Three-quarters of commercial Delta-8 products tested in a recent study contained more than the amount of THC allowable under the 2018 Farm Bill that legalized hemp, raising questions about their legality to sell or possess.
The study, released last month by cannabis consumer research firm CBD Oracle, used an accredited lab to test 51 Delta-8 products both for the THC-containing compound they were advertised to contain as well as Delta-9, the variety of THC found in marijuana. THC is the compound in marijuana that produces a high for users.
Of the tested products, 76% contained more than the 0.3% Delta-9 allowed under federal law, according to the investigation. One even contained 23% Delta-9, putting it at 7,700% of the allowable limit.
Meanwhile, the measured amounts of Delta-8 THC in the products were an average of 15% lower than advertised, according to the lab results.
The new study's findings appear to fly in the face of expectations many Delta-8 buyers have when they purchase the products. Many retailers market them as a legal alternative to weed since they contain enough THC to result in feeling high.
“Stay away from Delta-8 products if you’re worried about consuming Delta-9," Eric Wendt, chief science officer at hemp-testing facility Green Leaf Lab said in the study. "Most Delta-8 products, especially the concentrated forms, will likely have higher amounts of Delta-9 in them because of the way Delta-8 is extracted."

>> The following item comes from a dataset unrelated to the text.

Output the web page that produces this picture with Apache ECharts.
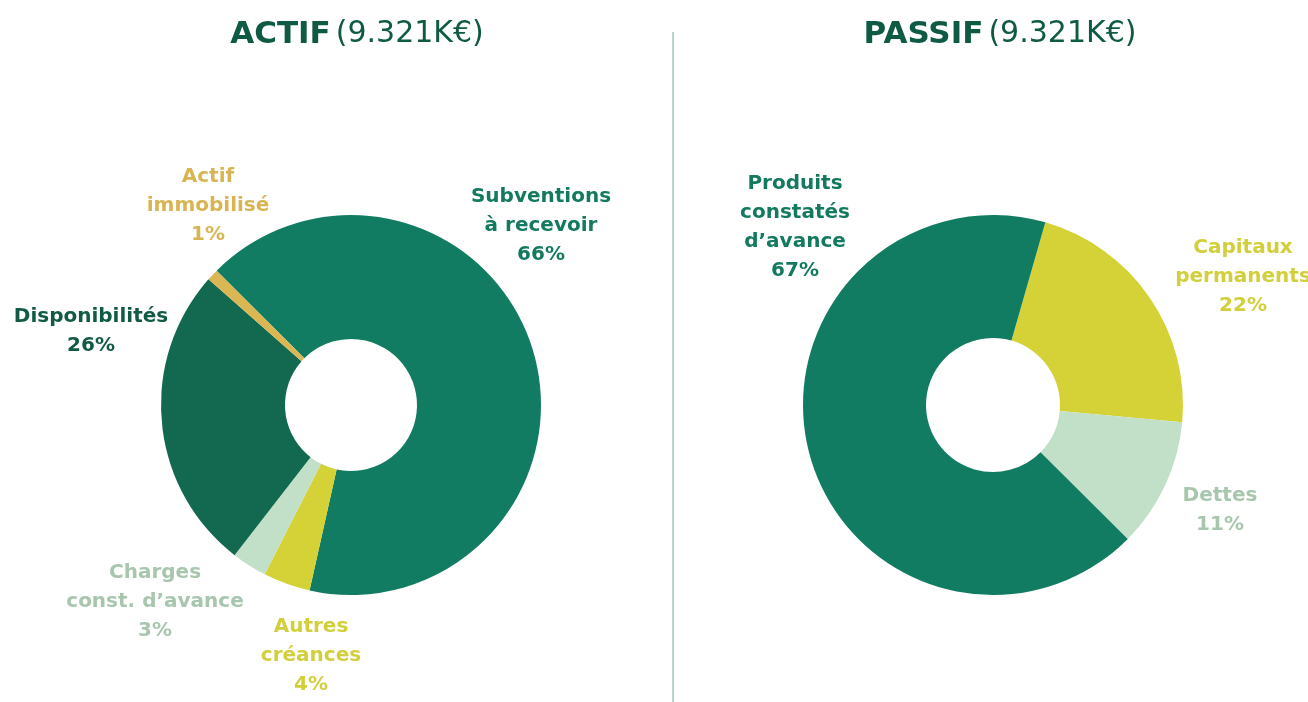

According to CBD Oracle's analysis, consumers are more likely to encounter higher levels of Delta-9 THC in products sold at gas stations and smoke shops. Vape cartridges and concentrates also generally contained higher levels than other varieties of products, according to the lab tests.
In July, Gov. Gretchen Whitmer signed legislation that regulates Delta-8. Under the Michigan bill, Delta-8 will be regulated by the Michigan Marijuana Regulatory Agency (MRA), which means the compound will be tested for impurities.
“This package of bills continues to show Michigan is the model for the nation in regard to protecting its residents and making sure that those who consume marijuana products do so in a safe manner,” Whitmer said in a written statement. “I am glad to see Michigan continuing to lead on the implementation and regulation of a safe, secure marijuana industry, which has already brought tens of millions of dollars in new tax revenue to the state, as well as thousands of [good] jobs.”
Michigan's Delta-8 regulations went into effect in October.